28 Apr 2014

Max Clifford guilty of string of assaults on teenage girls

PR guru Max Clifford is found guilty of eight counts of indecent assault stretching over 20 years, in the first conviction from the Met’s Operation Yewtree investigation.

The 71-year-old was cleared of two counts and the jury at Southwark Crown Court was unable to reach a verdict on one other.

Clifford becomes the first person to be convicted under the high profile Operation Yewtree sex crime investigation.

He repeatedly denied the historic claims, calling his arrest and prosecution “a nightmare” and branding his accusers “fantasists and opportunists”.

Predator

But the court heard how Clifford boasted of his connections in Hollywood to get sexual favours from young women.

Prosecutors portrayed him as a predator who abused his victims after promising to boost their careers and introduce them to celebrities.

He pretended to talk to Steven Spielberg and James Bond producer Albert “Cubby” Broccoli on the phone, and even bizarrely bragged about having a tiny penis, asking one victim: “Is it the smallest you’ve ever seen?”
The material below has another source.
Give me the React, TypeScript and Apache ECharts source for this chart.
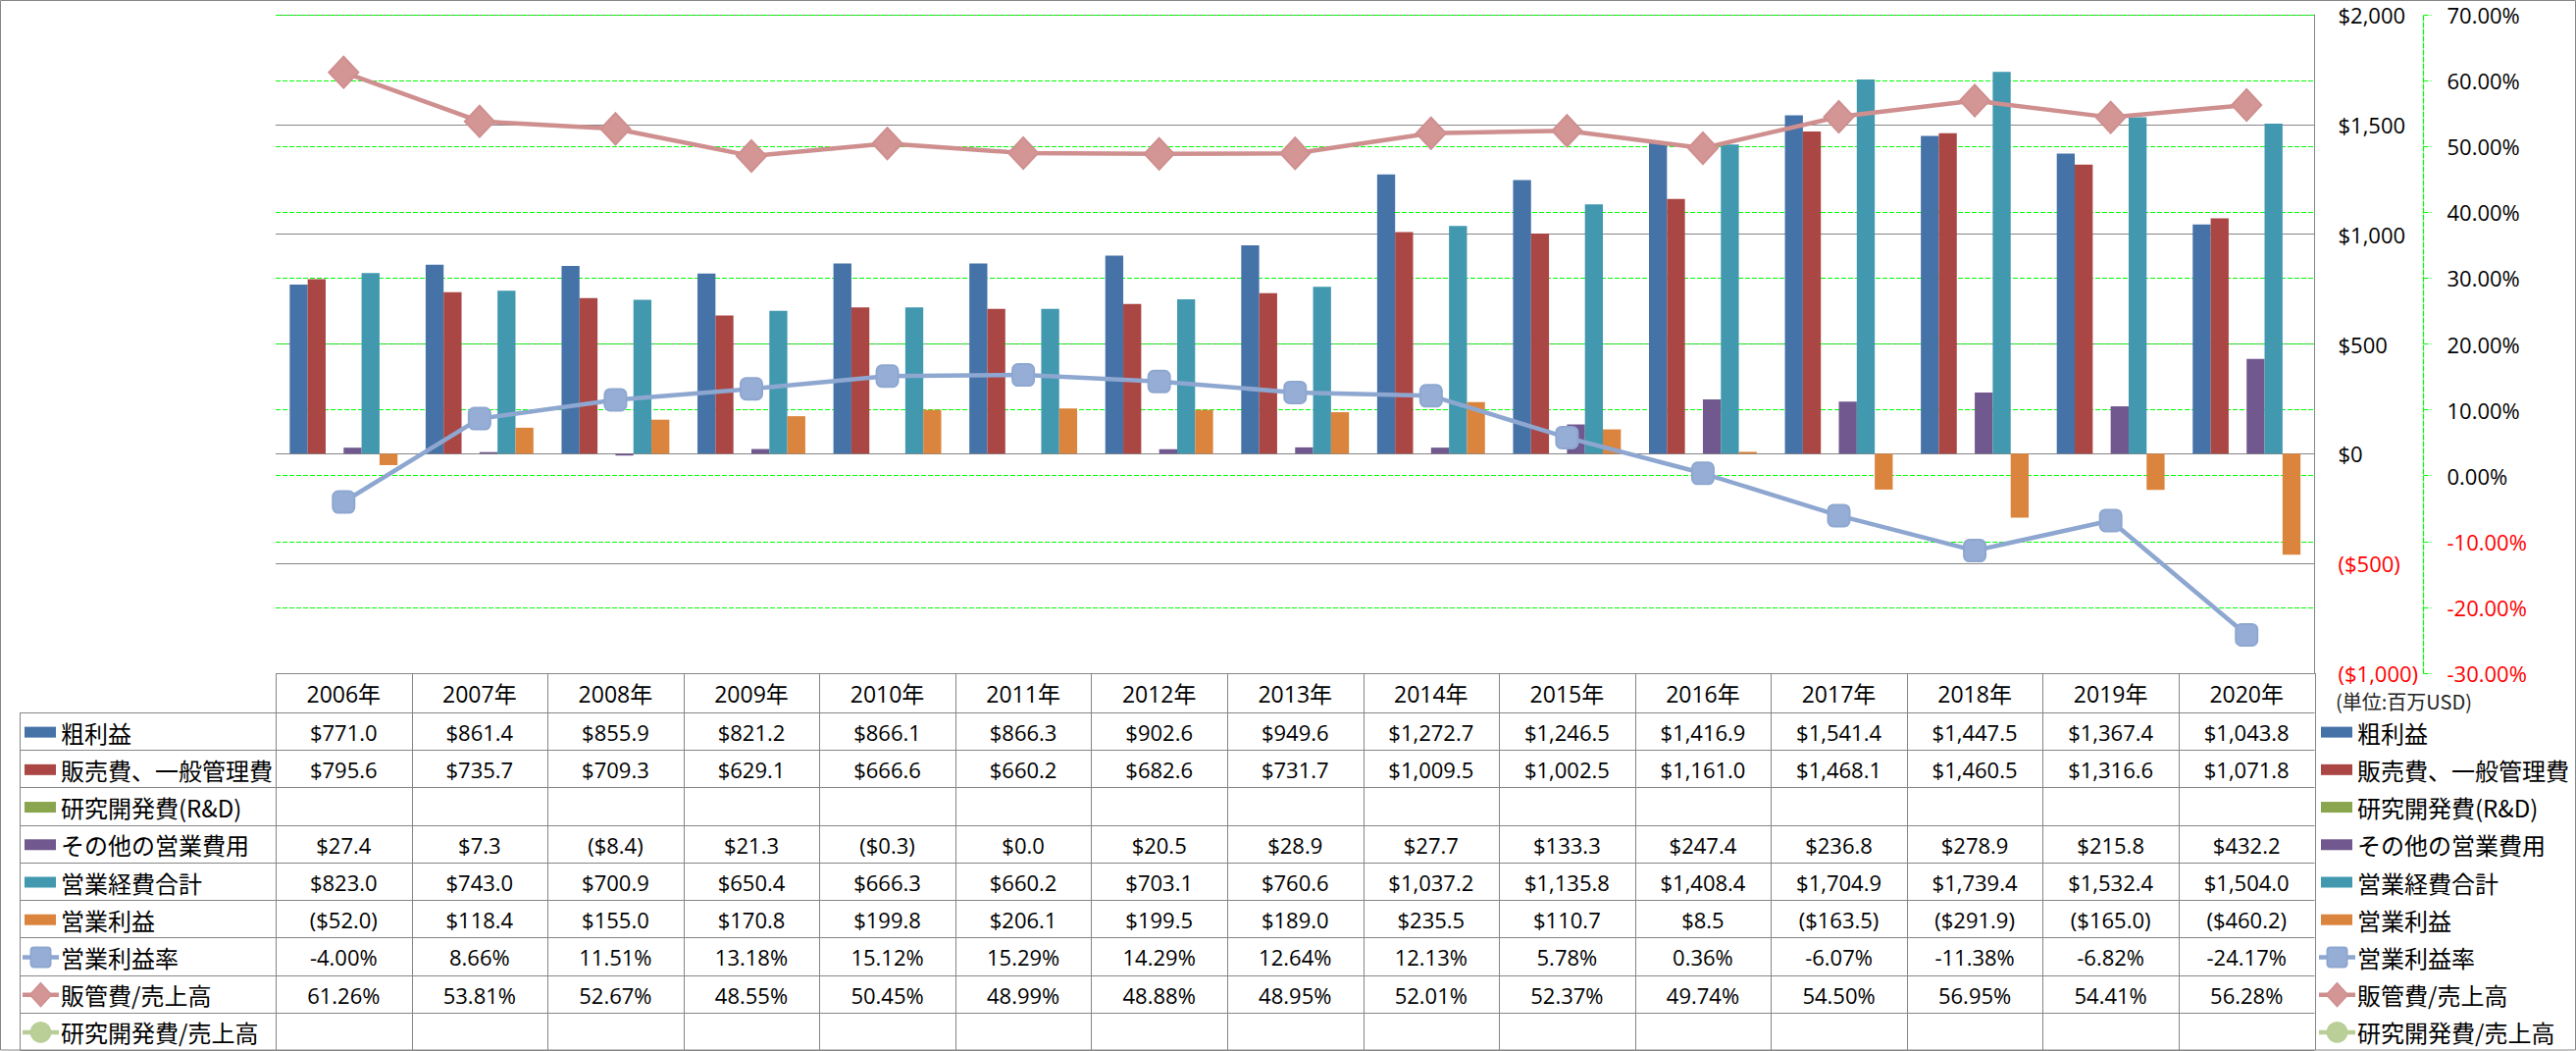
import React, { useEffect, useRef } from 'react';
import * as echarts from 'echarts';

// ---------- DATA ----------
const years = ['2006年', '2007年', '2008年', '2009年', '2010年', '2011年', '2012年', '2013年', '2014年', '2015年', '2016年', '2017年', '2018年', '2019年', '2020年'];
const grossProfit = [771.0, 861.4, 855.9, 821.2, 866.1, 866.3, 902.6, 949.6, 1272.7, 1246.5, 1416.9, 1541.4, 1447.5, 1367.4, 1043.8];
const sgaExpense = [795.6, 735.7, 709.3, 629.1, 666.6, 660.2, 682.6, 731.7, 1009.5, 1002.5, 1161.0, 1468.1, 1460.5, 1316.6, 1071.8];
const rndExpense: (number | null)[] = [null, null, null, null, null, null, null, null, null, null, null, null, null, null, null];
const otherOpex = [27.4, 7.3, -8.4, 21.3, -0.3, 0.0, 20.5, 28.9, 27.7, 133.3, 247.4, 236.8, 278.9, 215.8, 432.2];
const totalOpex = [823.0, 743.0, 700.9, 650.4, 666.3, 660.2, 703.1, 760.6, 1037.2, 1135.8, 1408.4, 1704.9, 1739.4, 1532.4, 1504.0];
const opIncome = [-52.0, 118.4, 155.0, 170.8, 199.8, 206.1, 199.5, 189.0, 235.5, 110.7, 8.5, -163.5, -291.9, -165.0, -460.2];
const opMargin = [-4.00, 8.66, 11.51, 13.18, 15.12, 15.29, 14.29, 12.64, 12.13, 5.78, 0.36, -6.07, -11.38, -6.82, -24.17];
const sgaRatio = [61.26, 53.81, 52.67, 48.55, 50.45, 48.99, 48.88, 48.95, 52.01, 52.37, 49.74, 54.50, 56.95, 54.41, 56.28];
const rndRatio: (number | null)[] = [null, null, null, null, null, null, null, null, null, null, null, null, null, null, null];

const seriesNames = ['粗利益', '販売費、一般管理費', '研究開発費(R&D)', 'その他の営業費用', '営業経費合計', '営業利益', '営業利益率', '販管費/売上高', '研究開発費/売上高'];
const moneyAxis = { min: -1000, max: 2000, interval: 500 };
const pctAxis = { min: -30, max: 70, interval: 10 };
const unitLabel = '(単位:百万USD)';

// ---------- STYLE / LAYOUT ----------
const W = 2626;
const H = 1071;
const GL = 281;
const GR = 2359.5;
const GT = 15;
const GH = 671;
const GB = GT + GH;
const HEADER_BOTTOM = 726;
const TABLE_BOTTOM = 1070;
const TABLE_LEFT = 20.5;
const GRAY = '#868686';
const GREEN = '#00FF00';
const DASH = [5, 2];
const colors = ['#4572A7', '#AA4643', '#89A54E', '#71588F', '#4198AF', '#DB843D', '#8EA7D0', '#CF8F8F', '#B9CD96'];
const markerFill = ['', '', '', '', '', '', '#96AED6', '#D39695', '#BACF98'];
const LATIN = '"Open Sans", "Noto Sans CJK JP", sans-serif';
const CJK = '"Noto Sans CJK JP", sans-serif';

const fmtMoney = (v: number) => {
  const s = Math.abs(v).toLocaleString('en-US', { minimumFractionDigits: 1, maximumFractionDigits: 1 });
  return v < 0 ? `($${s})` : `$${s}`;
};
const fmtPct = (v: number) => `${v.toFixed(2)}%`;

const tableRows: { values: (number | null)[]; fmt: (v: number) => string }[] = [
  { values: grossProfit, fmt: fmtMoney },
  { values: sgaExpense, fmt: fmtMoney },
  { values: rndExpense, fmt: fmtMoney },
  { values: otherOpex, fmt: fmtMoney },
  { values: totalOpex, fmt: fmtMoney },
  { values: opIncome, fmt: fmtMoney },
  { values: opMargin, fmt: fmtPct },
  { values: sgaRatio, fmt: fmtPct },
  { values: rndRatio, fmt: fmtPct },
];
const markerTypes = ['', '', '', '', '', '', 'square', 'diamond', 'circle'];

function buildGraphics() {
  const els: any[] = [];
  const n = years.length;
  const colW = (GR - GL) / n;
  const rowH = (TABLE_BOTTOM - HEADER_BOTTOM) / tableRows.length;
  const line = (x1: number, y1: number, x2: number, y2: number) =>
    els.push({ type: 'line', silent: true, z: 10, shape: { x1, y1, x2, y2 }, style: { stroke: GRAY, lineWidth: 1 } });
  const text = (t: string, x: number, y: number, align: string, size: number, family: string, fill = '#000') =>
    els.push({
      type: 'text', silent: true, z: 11, x, y,
      style: { text: t, fill, fontSize: size, fontFamily: family, align, verticalAlign: 'middle', textAlign: align, textVerticalAlign: 'middle' },
    });

  // outer frame
  els.push({ type: 'rect', silent: true, z: 10, shape: { x: 0.5, y: 0.5, width: W - 1, height: TABLE_BOTTOM - 0.5 }, style: { fill: 'none', stroke: GRAY, lineWidth: 1 } });

  // table grid
  line(GL, GB + 0.5, GR, GB + 0.5);
  for (let i = 0; i <= tableRows.length; i++) {
    const y = Math.round(HEADER_BOTTOM + i * rowH) + 0.5;
    line(TABLE_LEFT, y, GR, y);
  }
  line(TABLE_LEFT, HEADER_BOTTOM, TABLE_LEFT, TABLE_BOTTOM);
  for (let j = 0; j <= n; j++) {
    const x = Math.round(GL + j * colW) + 0.5;
    line(x, GB, x, TABLE_BOTTOM);
  }

  // header
  years.forEach((y, j) => text(y, GL + (j + 0.5) * colW, (GB + HEADER_BOTTOM) / 2 + 1, 'center', 23, LATIN));

  // rows
  const legendKey = (i: number, x0: number, cy: number) => {
    const c = colors[i];
    if (!markerTypes[i]) {
      els.push({ type: 'rect', silent: true, z: 11, shape: { x: x0 + 2, y: cy - 5.5, width: 32, height: 11 }, style: { fill: c } });
    } else {
      els.push({ type: 'line', silent: true, z: 11, shape: { x1: x0, y1: cy, x2: x0 + 37, y2: cy }, style: { stroke: c, lineWidth: 4.5 } });
      const mx = x0 + 18.5;
      const mf = markerFill[i];
      if (markerTypes[i] === 'square') {
        els.push({ type: 'rect', silent: true, z: 12, shape: { x: mx - 10, y: cy - 10, width: 20, height: 20, r: 3 }, style: { fill: mf, stroke: c, lineWidth: 2 } });
      } else if (markerTypes[i] === 'diamond') {
        els.push({ type: 'polygon', silent: true, z: 12, shape: { points: [[mx, cy - 12], [mx + 11, cy], [mx, cy + 12], [mx - 11, cy]] }, style: { fill: mf, stroke: c, lineWidth: 1.5 } });
      } else {
        els.push({ type: 'circle', silent: true, z: 12, shape: { cx: mx, cy, r: 10 }, style: { fill: mf, stroke: c, lineWidth: 1.5 } });
      }
    }
  };

  tableRows.forEach((row, i) => {
    const cy = HEADER_BOTTOM + (i + 0.5) * rowH + 1;
    legendKey(i, 23, cy);
    text(seriesNames[i], 62, cy, 'left', 24, CJK);
    row.values.forEach((v, j) => {
      if (v === null || v === undefined) return;
      text(row.fmt(v), GL + (j + 0.5) * colW, cy, 'center', 22, LATIN);
    });
    // right legend
    legendKey(i, 2364, cy);
    text(seriesNames[i], 2403, cy, 'left', 24, CJK);
  });

  text(unitLabel, 2381, 714, 'left', 20, CJK, '#222');
  return els;
}

export default function App() {
  const ref = useRef<HTMLDivElement>(null);
  useEffect(() => {
    if (!ref.current) return;
    const chart = echarts.init(ref.current, undefined, { renderer: 'svg' });
    const barSeries = [grossProfit, sgaExpense, rndExpense, otherOpex, totalOpex, opIncome].map((d, i) => ({
      name: seriesNames[i],
      type: 'bar',
      data: d,
      yAxisIndex: 0,
      barGap: '0%',
      barCategoryGap: '20.7%',
      itemStyle: { color: colors[i] },
    }));
    const lineDefs = [
      { d: opMargin, symbol: 'roundRect', size: 22 },
      { d: sgaRatio, symbol: 'diamond', size: [30, 32] },
      { d: rndRatio, symbol: 'circle', size: 20 },
    ];
    const lineSeries = lineDefs.map((l, k) => {
      const i = 6 + k;
      return {
        name: seriesNames[i],
        type: 'line',
        data: l.d,
        yAxisIndex: 1,
        symbol: l.symbol,
        symbolSize: l.size,
        showAllSymbol: true,
        lineStyle: { color: colors[i], width: 4.5 },
        itemStyle: { color: markerFill[i], borderColor: colors[i], borderWidth: 2 },
        z: 5,
      };
    });

    chart.setOption({
      animation: false,
      backgroundColor: '#ffffff',
      textStyle: { fontFamily: LATIN },
      grid: { left: GL, top: GT, width: GR - GL, height: GH, containLabel: false },
      xAxis: {
        type: 'category',
        data: years,
        axisLine: { show: false },
        axisTick: { show: false },
        axisLabel: { show: false },
        splitLine: { show: false },
      },
      yAxis: [
        {
          type: 'value',
          position: 'right',
          min: moneyAxis.min,
          max: moneyAxis.max,
          interval: moneyAxis.interval,
          axisLine: { show: true, lineStyle: { color: GRAY, width: 1 } },
          axisTick: { show: false },
          splitLine: { show: true, lineStyle: { color: GRAY, width: 1 } },
          axisLabel: {
            show: true,
            margin: 24,
            fontSize: 22,
            fontFamily: LATIN,
            showMinLabel: true,
            showMaxLabel: true,
            color: (v: any) => (Number(v) < 0 ? '#FF0000' : '#000000'),
            formatter: (v: number) => (v < 0 ? `($${Math.abs(v).toLocaleString('en-US')})` : `$${v.toLocaleString('en-US')}`),
          },
        },
        {
          type: 'value',
          position: 'right',
          offset: 111,
          min: pctAxis.min,
          max: pctAxis.max,
          interval: pctAxis.interval,
          axisLine: { show: true, lineStyle: { color: GREEN, width: 1.2, type: DASH } },
          axisTick: { show: true, inside: false, length: 8, lineStyle: { color: GREEN, width: 1.2, type: DASH } },
          splitLine: { show: true, lineStyle: { color: GREEN, width: 1.2, type: DASH } },
          axisLabel: {
            show: true,
            margin: 24,
            fontSize: 22,
            fontFamily: LATIN,
            showMinLabel: true,
            showMaxLabel: true,
            color: (v: any) => (Number(v) < 0 ? '#FF0000' : '#000000'),
            formatter: (v: number) => `${v.toFixed(2)}%`,
          },
        },
      ],
      series: [...barSeries, ...lineSeries],
      graphic: { elements: buildGraphics() },
    });
    return () => chart.dispose();
  }, []);

  return <div ref={ref} style={{ position: 'absolute', left: 0, top: 0, width: W, height: H, background: '#fff' }} />;
}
The size of Clifford’s manhood became a matter of contention during the trial, and his defence team asked a doctor to measure his penis as part of the evidence.

Victims included a dancer who received a hoax call while she was at a nightclub from someone pretending to represent Broccoli, and was told to find out whether Clifford was circumcised.

She said she “froze” and realised she was “stuck”, fearing she would be raped when Clifford took her into the toilet and assaulted her.

Part in Bond film

A teenage model said Clifford groped her when she went to his office for career advice in 1983, bragging that he could get her a part in a Bond film.

The court also heard from a woman who claimed Clifford had impressed her parents with celebrity tales and went on to abuse her from the age of 15.

She said she left feeling suicidal when he falsely told her he had a photograph of her performing a sex act on him, and in 2011 sent him a letter claiming he had made her life “a living hell”.

Clifford was arrested in December 2012 and charged in April the following year.

Yewtree, Scotland Yard’s inquiry into historic allegations of sexual offences, was launched after claims were made against the late DJ Jimmy Savile.

Clifford was released on bail until his sentencing, but Judge Anthony Leonard QC warned him: “You must realise that the fact I have given you bail is no indication of what the final sentence will be.”